-- Start Source material --

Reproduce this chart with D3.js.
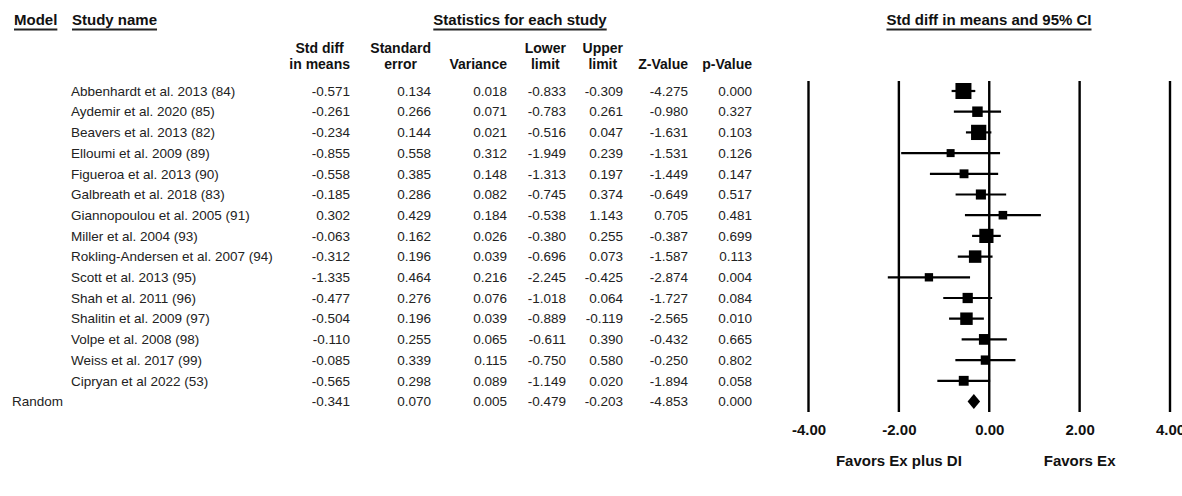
<!DOCTYPE html>
<html>
<head>
<meta charset="utf-8">
<script src="https://cdn.jsdelivr.net/npm/d3@7"></script>
<style>
  html, body { margin: 0; padding: 0; background: #fff; }
  svg { display: block; }
  text { font-family: "Liberation Sans", Arial, sans-serif; }
</style>
</head>
<body>
<svg id="chart" width="1182" height="496"></svg>
<script>
// Study-level results
const studies = [
  "Abbenhardt et al. 2013 (84)",
  "Aydemir et al. 2020 (85)",
  "Beavers et al. 2013 (82)",
  "Elloumi et al. 2009 (89)",
  "Figueroa et al. 2013 (90)",
  "Galbreath et al. 2018 (83)",
  "Giannopoulou et al. 2005 (91)",
  "Miller et al. 2004 (93)",
  "Rokling-Andersen et al. 2007 (94)",
  "Scott et al. 2013 (95)",
  "Shah et al. 2011 (96)",
  "Shalitin et al. 2009 (97)",
  "Volpe et al. 2008 (98)",
  "Weiss et al. 2017 (99)",
  "Cipryan et al 2022 (53)"
];
const stdDiff  = [-0.571, -0.261, -0.234, -0.855, -0.558, -0.185, 0.302, -0.063, -0.312, -1.335, -0.477, -0.504, -0.110, -0.085, -0.565];
const stdErr   = [0.134, 0.266, 0.144, 0.558, 0.385, 0.286, 0.429, 0.162, 0.196, 0.464, 0.276, 0.196, 0.255, 0.339, 0.298];
const variance = [0.018, 0.071, 0.021, 0.312, 0.148, 0.082, 0.184, 0.026, 0.039, 0.216, 0.076, 0.039, 0.065, 0.115, 0.089];
const lower    = [-0.833, -0.783, -0.516, -1.949, -1.313, -0.745, -0.538, -0.380, -0.696, -2.245, -1.018, -0.889, -0.611, -0.750, -1.149];
const upper    = [-0.309, 0.261, 0.047, 0.239, 0.197, 0.374, 1.143, 0.255, 0.073, -0.425, 0.064, -0.119, 0.390, 0.580, 0.020];
const zValue   = [-4.275, -0.980, -1.631, -1.531, -1.449, -0.649, 0.705, -0.387, -1.587, -2.874, -1.727, -2.565, -0.432, -0.250, -1.894];
const pValue   = [0.000, 0.327, 0.103, 0.126, 0.147, 0.517, 0.481, 0.699, 0.113, 0.004, 0.084, 0.010, 0.665, 0.802, 0.058];
// Relative random-effects weights (%), used for the box sizes
const weightPct = [15.3, 5.8, 14.0, 1.5, 3.0, 5.1, 2.5, 12.2, 9.2, 2.1, 5.4, 9.2, 6.2, 3.8, 4.7];

// Pooled random-effects result
const pooledLabel = "Random";
const pooled = { d: -0.341, se: 0.070, v: 0.005, lo: -0.479, hi: -0.203, z: -4.853, p: 0.000 };

// Axis
const axisTicks = [-4, -2, 0, 2, 4];
const favorsLeft = "Favors Ex plus DI";
const favorsRight = "Favors Ex";

const svg = d3.select("#chart");
const fmt = d3.format(".3f");
const fmtNum = v => fmt(v).replace("−", "-");

const DATA_FS = 13.5;
const HEAD_FS = 14;
const TITLE_FS = 15;

// Row positions: one per study plus the pooled row
const rowKeys = studies.concat([pooledLabel]);
const y = d3.scalePoint().domain(rowKeys).range([91, 401.5]);

// Forest plot x scale
const x = d3.scaleLinear().domain([-4, 4]).range([808.5, 1170]);

// Box size from weight
const boxSize = d3.scaleLinear().domain(d3.extent(weightPct)).range([8, 16]);

// ---- Headers ----
function underlinedText(g, tx, ty, str, anchor) {
  const t = g.append("text")
    .attr("x", tx).attr("y", ty)
    .attr("text-anchor", anchor || "start")
    .attr("font-size", TITLE_FS).attr("font-weight", "bold").attr("fill", "#111")
    .text(str);
  const w = t.node().getComputedTextLength();
  const x0 = anchor === "middle" ? tx - w / 2 : tx;
  g.append("line")
    .attr("x1", x0).attr("x2", x0 + w)
    .attr("y1", ty + 4.5).attr("y2", ty + 4.5)
    .attr("stroke", "#222").attr("stroke-width", 1.8);
}
const hdr = svg.append("g");
underlinedText(hdr, 14, 25, "Model");
underlinedText(hdr, 72, 25, "Study name");
underlinedText(hdr, 520, 25, "Statistics for each study", "middle");
underlinedText(hdr, 989, 25, "Std diff in means and 95% CI", "middle");

// Numeric columns: values right aligned, headings centred over the column
const columns = [
  { right: 350, head: ["Std diff", "in means"], vals: stdDiff, pooled: pooled.d },
  { right: 431, head: ["Standard", "error"], vals: stdErr, pooled: pooled.se },
  { right: 507, head: ["", "Variance"], vals: variance, pooled: pooled.v },
  { right: 566, head: ["Lower", "limit"], vals: lower, pooled: pooled.lo },
  { right: 623, head: ["Upper", "limit"], vals: upper, pooled: pooled.hi },
  { right: 688, head: ["", "Z-Value"], vals: zValue, pooled: pooled.z },
  { right: 752, head: ["", "p-Value"], vals: pValue, pooled: pooled.p }
];

columns.forEach(col => {
  const g = svg.append("g");
  // widest heading line sets the column's right edge
  const lines = col.head.map((line, i) => line ? g.append("text")
      .attr("y", 53 + i * 16)
      .attr("font-size", HEAD_FS).attr("font-weight", "bold").attr("fill", "#111")
      .attr("text-anchor", "middle")
      .text(line) : null);
  const widths = lines.map(t => t ? t.node().getComputedTextLength() : 0);
  const maxW = d3.max(widths);
  lines.forEach(t => { if (t) t.attr("x", col.right - maxW / 2); });

  g.selectAll("text.val")
    .data(col.vals.concat([col.pooled]))
    .join("text")
    .attr("class", "val")
    .attr("x", col.right)
    .attr("y", (d, i) => y(rowKeys[i]) + 4.7)
    .attr("text-anchor", "end")
    .attr("font-size", DATA_FS).attr("fill", "#222")
    .text(d => fmtNum(d));
});

// Study names
svg.append("g").selectAll("text")
  .data(studies)
  .join("text")
  .attr("x", 71)
  .attr("y", d => y(d) + 4.7)
  .attr("font-size", DATA_FS).attr("fill", "#222")
  .text(d => d);

svg.append("text")
  .attr("x", 12).attr("y", y(pooledLabel) + 4.7)
  .attr("font-size", DATA_FS).attr("fill", "#222")
  .text(pooledLabel);

// ---- Forest plot ----
const plot = svg.append("g");
const yTop = 81, yBottom = 412;

plot.selectAll("line.ref")
  .data(axisTicks)
  .join("line")
  .attr("class", "ref")
  .attr("x1", d => x(d)).attr("x2", d => x(d))
  .attr("y1", yTop).attr("y2", yBottom)
  .attr("stroke", "#000").attr("stroke-width", 2.4);

const rows = studies.map((s, i) => ({ name: s, d: stdDiff[i], lo: lower[i], hi: upper[i], w: weightPct[i] }));

plot.selectAll("line.ci")
  .data(rows)
  .join("line")
  .attr("class", "ci")
  .attr("x1", d => x(d.lo)).attr("x2", d => x(d.hi))
  .attr("y1", d => y(d.name)).attr("y2", d => y(d.name))
  .attr("stroke", "#000").attr("stroke-width", 2.2);

plot.selectAll("rect.box")
  .data(rows)
  .join("rect")
  .attr("class", "box")
  .attr("x", d => x(d.d) - boxSize(d.w) / 2)
  .attr("y", d => y(d.name) - boxSize(d.w) / 2)
  .attr("width", d => boxSize(d.w))
  .attr("height", d => boxSize(d.w))
  .attr("fill", "#000");

// Pooled diamond
const py = y(pooledLabel);
plot.append("path")
  .attr("d", `M${x(pooled.lo)},${py} L${x(pooled.d)},${py - 7.5} L${x(pooled.hi)},${py} L${x(pooled.d)},${py + 7.5} Z`)
  .attr("fill", "#000");

// Tick labels
const axis = d3.axisBottom(x).tickValues(axisTicks).tickSize(0).tickPadding(0);
const ax = svg.append("g").attr("transform", `translate(0,${430})`).call(axis);
ax.select(".domain").remove();
ax.selectAll("text")
  .attr("font-family", '"Liberation Sans", Arial, sans-serif')
  .attr("font-size", TITLE_FS).attr("font-weight", "bold").attr("fill", "#111")
  .attr("dy", "0.35em")
  .text(d => d3.format(".2f")(d).replace("−", "-"));

// Direction labels
svg.append("text")
  .attr("x", x(-2)).attr("y", 466)
  .attr("text-anchor", "middle")
  .attr("font-size", TITLE_FS).attr("font-weight", "bold").attr("fill", "#111")
  .text(favorsLeft);
svg.append("text")
  .attr("x", x(2)).attr("y", 466)
  .attr("text-anchor", "middle")
  .attr("font-size", TITLE_FS).attr("font-weight", "bold").attr("fill", "#111")
  .text(favorsRight);
</script>
</body>
</html>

-- End Source material --

Directive: Say how many lines above contain the string "chart". Answer with the number only.

Complete output: 3